In America, the case stirred the forces for and against slavery. On March 21, 1842, while the British still held the men who had mutinied on the
Creole
, and Secretary of State Webster was issuing his threats to the British, an abolitionist, Congressman Joshua Giddings of Ohio, introduced a series of resolutions in the House of Representatives. Asserting that the slaves violated no law in assuming their natural rights, Giddings contended the United States should not try to recover them. Giddings's colleagues attacked him, and the House formally censured him for breaking the “gag rule,” which had been used to table any discussion or petitions regarding slavery in the House. Giddings resigned and appealed to his constituents, who immediately reelected him in a landslide.

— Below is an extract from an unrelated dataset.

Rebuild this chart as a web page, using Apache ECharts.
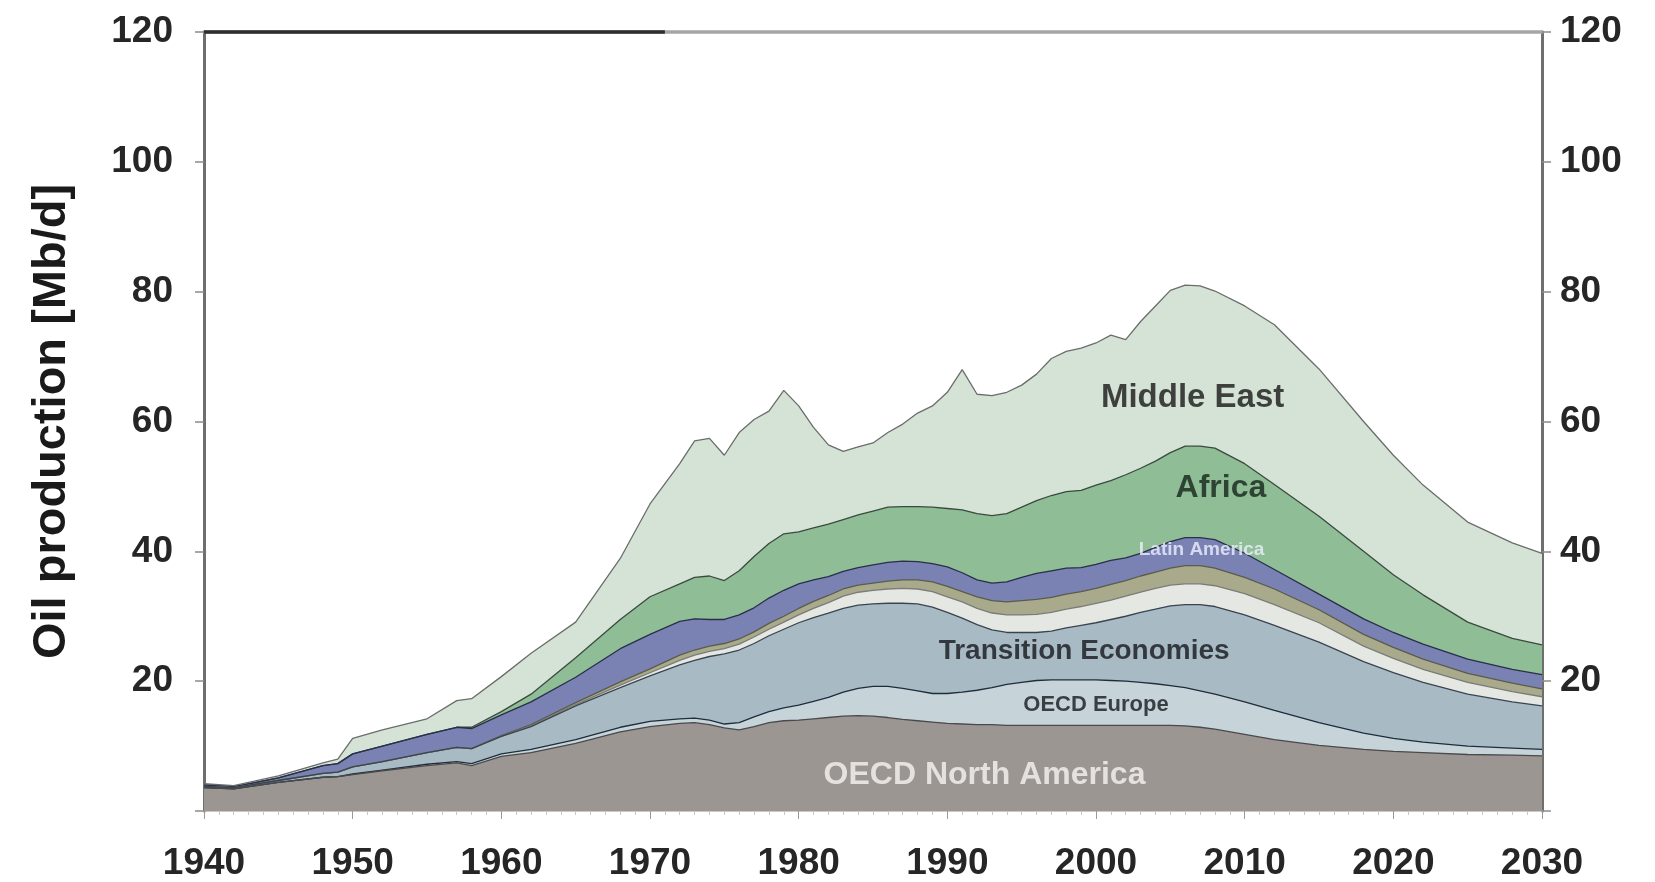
<!DOCTYPE html>
<html>
<head>
<meta charset="utf-8">
<title>Oil production by region</title>
<script src="https://cdn.jsdelivr.net/npm/echarts@6/dist/echarts.min.js"></script>
<style>
  html, body { margin: 0; padding: 0; background: #ffffff; }
  #chart { width: 1655px; height: 882px; }
</style>
</head>
<body>
<div id="chart"></div>
<script>
// Years sampled along the time axis
const years = [1940,1942,1945,1948,1949,1950,1952,1955,1957,1958,1960,1962,1965,1968,1970,1972,1973,1974,1975,1976,1977,1978,1979,1980,1981,1982,1983,1984,1985,1986,1987,1988,1989,1990,1991,1992,1993,1994,1995,1996,1997,1998,1999,2000,2001,2002,2003,2004,2005,2006,2007,2008,2010,2012,2015,2018,2020,2022,2025,2028,2030];

// Production per region, Mb/d (stacked bottom to top)
const oecdNorthAmerica = [3.6,3.4,4.4,5.2,5.3,5.6,6.2,7.0,7.4,7.0,8.4,9.0,10.4,12.2,13.0,13.5,13.6,13.3,12.8,12.5,13.0,13.6,13.9,14.0,14.2,14.4,14.6,14.7,14.6,14.4,14.1,13.9,13.7,13.5,13.4,13.3,13.3,13.2,13.2,13.2,13.2,13.2,13.2,13.2,13.2,13.2,13.2,13.2,13.2,13.1,12.9,12.6,11.8,11.0,10.1,9.5,9.2,9.0,8.7,8.6,8.5];
const oecdEurope = [0,0,0,0,0,0.1,0.1,0.2,0.2,0.3,0.4,0.5,0.6,0.7,0.8,0.7,0.7,0.7,0.6,1.1,1.5,1.7,2.0,2.3,2.7,3.1,3.7,4.2,4.6,4.8,4.8,4.6,4.4,4.6,4.9,5.3,5.7,6.3,6.6,6.9,7.0,7.0,7.0,7.0,6.9,6.8,6.6,6.4,6.1,5.9,5.6,5.4,5.0,4.5,3.5,2.5,2.0,1.6,1.3,1.1,1.0];
const transitionEconomies = [0.2,0.2,0.3,0.6,0.7,1.1,1.3,1.8,2.2,2.3,2.7,3.5,5.2,6.1,7.0,8.3,8.9,9.8,10.8,11.2,11.3,11.7,12.1,12.7,12.9,13.0,12.9,12.8,12.7,12.8,13.1,13.4,13.3,12.5,11.4,10.1,8.9,8.0,7.7,7.4,7.5,8.0,8.4,8.8,9.4,10.0,10.8,11.5,12.3,12.8,13.3,13.5,13.4,13.1,12.4,11.0,10.1,9.2,8.0,7.1,6.7];
const china = [0,0,0,0,0,0,0,0,0,0,0,0.1,0.2,0.4,0.5,0.7,0.8,0.8,0.8,0.9,1.0,1.0,1.1,1.2,1.4,1.6,1.9,2.0,2.1,2.2,2.3,2.3,2.4,2.4,2.5,2.5,2.6,2.7,2.7,2.8,2.9,2.9,2.9,3.0,3.0,3.1,3.1,3.2,3.2,3.2,3.2,3.2,3.3,3.2,3.0,2.4,2.2,2.0,1.8,1.6,1.4];
const eastSouthAsia = [0,0,0,0,0,0,0,0,0,0,0.1,0.2,0.3,0.5,0.6,0.8,0.8,0.8,0.8,0.8,0.8,0.9,0.9,1.0,1.1,1.1,1.1,1.1,1.1,1.2,1.3,1.4,1.5,1.6,1.6,1.8,1.9,2.0,2.2,2.3,2.3,2.3,2.3,2.3,2.4,2.4,2.5,2.5,2.6,2.8,2.8,2.7,2.5,2.4,2.0,1.8,1.7,1.6,1.4,1.3,1.2];
const latinAmerica = [0.2,0.1,0.4,1.2,1.3,2.0,2.4,2.8,3.1,3.1,3.2,3.5,3.9,5.1,5.3,5.2,4.8,4.1,3.7,3.7,3.7,3.9,4.0,3.8,3.3,2.9,2.7,2.7,2.8,2.9,2.9,2.8,2.8,3.0,2.9,2.6,2.7,3.1,3.6,4.0,4.1,4.0,3.7,3.7,3.7,3.5,3.5,3.8,4.1,4.3,4.3,4.4,3.7,3.0,2.4,2.4,2.3,2.3,2.2,2.1,2.2];
const africa = [0,0,0,0,0,0,0,0,0,0.2,0.5,1.2,3.0,4.5,5.8,5.8,6.4,6.7,6.0,6.8,7.9,8.4,8.7,8.0,8.0,8.1,8.0,8.1,8.3,8.5,8.4,8.5,8.7,9.0,9.7,10.2,10.4,10.5,10.8,11.2,11.6,11.8,11.9,12.2,12.3,12.8,13.1,13.3,13.7,14.1,14.1,14.1,13.8,13.1,12.0,10.4,8.9,7.6,5.7,4.8,4.6];
const middleEast = [0.2,0.2,0.3,0.4,0.7,2.4,2.5,2.4,4.1,4.4,5.4,6.3,5.5,9.4,14.3,18.5,21.0,21.2,19.3,21.3,21.1,20.4,22.1,19.4,15.5,12.2,10.5,10.5,10.5,11.5,12.7,14.4,15.6,17.9,21.6,18.4,18.5,18.7,18.8,19.5,21.1,21.6,21.9,21.9,22.4,20.8,22.6,23.9,25.0,24.8,24.7,24.2,24.3,24.6,22.7,20.0,18.4,16.9,15.4,14.7,14.1];

// Axis ticks
const yTicks = [0, 20, 40, 60, 80, 100, 120];
const xTicks = [1940, 1950, 1960, 1970, 1980, 1990, 2000, 2010, 2020, 2030];

// In-chart region labels: text, year, Mb/d position
const labelNames  = ['Middle East', 'Africa', 'Latin America', 'Transition Economies', 'OECD Europe', 'OECD North America'];
const labelYears  = [2006.5, 2008.4, 2007.1, 1999.2, 2000.0, 1992.5];
const labelValues = [63.7, 49.8, 40.3, 24.6, 16.3, 5.5];

const layers = [
  { name: 'OECD North America',   data: oecdNorthAmerica,    fill: '#9c9692', line: '#4a4a4c' },
  { name: 'OECD Europe',          data: oecdEurope,          fill: '#c6d4da', line: '#1f2c3a' },
  { name: 'Transition Economies', data: transitionEconomies, fill: '#a8bbc5', line: '#3a4450' },
  { name: 'China',                data: china,               fill: '#e5e7e3', line: '#7a7c78' },
  { name: 'East & South Asia',    data: eastSouthAsia,       fill: '#a9aa8b', line: '#5a5c4a' },
  { name: 'Latin America',        data: latinAmerica,        fill: '#7a82b3', line: '#2a2e4a' },
  { name: 'Africa',               data: africa,              fill: '#8fbd96', line: '#3b4a3e' },
  { name: 'Middle East',          data: middleEast,          fill: '#d5e3d7', line: '#6a6d6a' }
];

const labelStyles = [
  { fontSize: 33, color: '#161616' },
  { fontSize: 32, color: '#15241a' },
  { fontSize: 19, color: '#eef0ff' },
  { fontSize: 28, color: '#15181d' },
  { fontSize: 22, color: '#15181d' },
  { fontSize: 32, color: '#f6f4f2' }
];

const tickFont = { fontFamily: 'Liberation Sans, Arial, sans-serif', fontSize: 37, fontWeight: 'bold', color: '#262626' };

// Running totals: each region's upper edge sits on the sum of the regions below it.
const running = years.map(function () { return 0; });
const tops = layers.map(function (l) {
  return years.map(function (y, i) {
    running[i] = Math.round((running[i] + l.data[i]) * 100) / 100;
    return [y, running[i]];
  });
});

// Paint from the top region down, each filled to the baseline, so lower regions cover upper fills.
const series = [];
for (let k = layers.length - 1; k >= 0; k--) {
  const l = layers[k];
  series.push({
    name: l.name,
    type: 'line',
    symbol: 'none',
    smooth: false,
    z: 2,
    lineStyle: { width: 1.3, color: l.line },
    areaStyle: { color: l.fill, opacity: 1, origin: 'start' },
    emphasis: { disabled: true },
    data: tops[k]
  });
}

// Region names placed on the areas, plus the darker stretch of the top frame
series.push({
  name: 'labels',
  type: 'scatter',
  symbolSize: 0,
  itemStyle: { color: 'transparent' },
  z: 10,
  silent: true,
  data: labelNames.map(function (n, i) {
    return {
      name: n,
      value: [labelYears[i], labelValues[i]],
      label: {
        show: true,
        position: 'inside',
        formatter: '{b}',
        fontFamily: 'Liberation Sans, Arial, sans-serif',
        fontWeight: 'bold',
        fontSize: labelStyles[i].fontSize,
        color: labelStyles[i].color
      }
    };
  }),
  markLine: {
    silent: true,
    symbol: 'none',
    label: { show: false },
    lineStyle: { color: '#2e2e2e', width: 3.5, type: 'solid' },
    data: [[{ coord: [1940, 120] }, { coord: [1971, 120] }]]
  }
});

const chart = echarts.init(document.getElementById('chart'), null, { renderer: 'canvas' });
chart.setOption({
  backgroundColor: '#ffffff',
  animation: false,
  grid: { left: 204, right: 113, top: 32, bottom: 70, containLabel: false },
  xAxis: [
    {
      type: 'value', min: xTicks[0], max: xTicks[xTicks.length - 1], interval: 10,
      axisLine: { show: true, lineStyle: { color: '#b8b8b8', width: 1.5 } },
      axisTick: { show: true, length: 8, lineStyle: { color: '#9a9a9a' } },
      minorTick: { show: true, splitNumber: 10, length: 4, lineStyle: { color: '#c8c8c8' } },
      splitLine: { show: false },
      axisLabel: Object.assign({ margin: 34, formatter: function (v) { return String(v); } }, tickFont)
    },
    {
      type: 'value', position: 'top', min: xTicks[0], max: xTicks[xTicks.length - 1],
      axisLine: { show: true, onZero: false, lineStyle: { color: '#a6a6a6', width: 3.5 } },
      axisTick: { show: false }, axisLabel: { show: false }, splitLine: { show: false }
    }
  ],
  yAxis: [
    {
      type: 'value', min: yTicks[0], max: yTicks[yTicks.length - 1], interval: 20,
      name: 'Oil production [Mb/d]',
      nameLocation: 'middle',
      nameGap: 128,
      nameTextStyle: { fontFamily: 'Liberation Sans, Arial, sans-serif', fontWeight: 'bold', fontSize: 47, color: '#1a1a1a' },
      axisLine: { show: true, lineStyle: { color: '#6e6e6e', width: 3 } },
      axisTick: { show: true, length: 9, lineStyle: { color: '#8a8a8a', width: 1.5 } },
      splitLine: { show: false },
      axisLabel: Object.assign({ margin: 31, formatter: function (v) { return v === 0 ? '' : String(v); } }, tickFont)
    },
    {
      type: 'value', position: 'right', min: yTicks[0], max: yTicks[yTicks.length - 1], interval: 20,
      axisLine: { show: true, lineStyle: { color: '#6e6e6e', width: 3 } },
      axisTick: { show: true, length: 9, lineStyle: { color: '#8a8a8a', width: 1.5 } },
      splitLine: { show: false },
      axisLabel: Object.assign({ margin: 18, formatter: function (v) { return v === 0 ? '' : String(v); } }, tickFont)
    }
  ],
  series: series
});
</script>
</body>
</html>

The small but rising number of abolitionists were still viewed as a “lunatic fringe” in American politics at the beginning of the 1840s. But the situation was changing, as Henry Mayer points out in his biography of the abolitionist firebrand William Lloyd Garrison, publisher of
The Liberator
and perhaps the most uncompromising of American abolitionists: “Giddings' reelection, which Garrison had fully supported in
The Liberator
, suggested that politicians who defied the South might do better at the polls than those who placated it. If such straws in the wind indeed proved indicators of a shift in public opinion, the days of the gag rule were numbered and Congress, instead of avoiding debate on the slavery question, would find itself talking about little else.”
16

Three years later, the “gag rule” was repealed by the House;
this repeal was a powerful portent of the growing strength of the antislavery forces in American politics.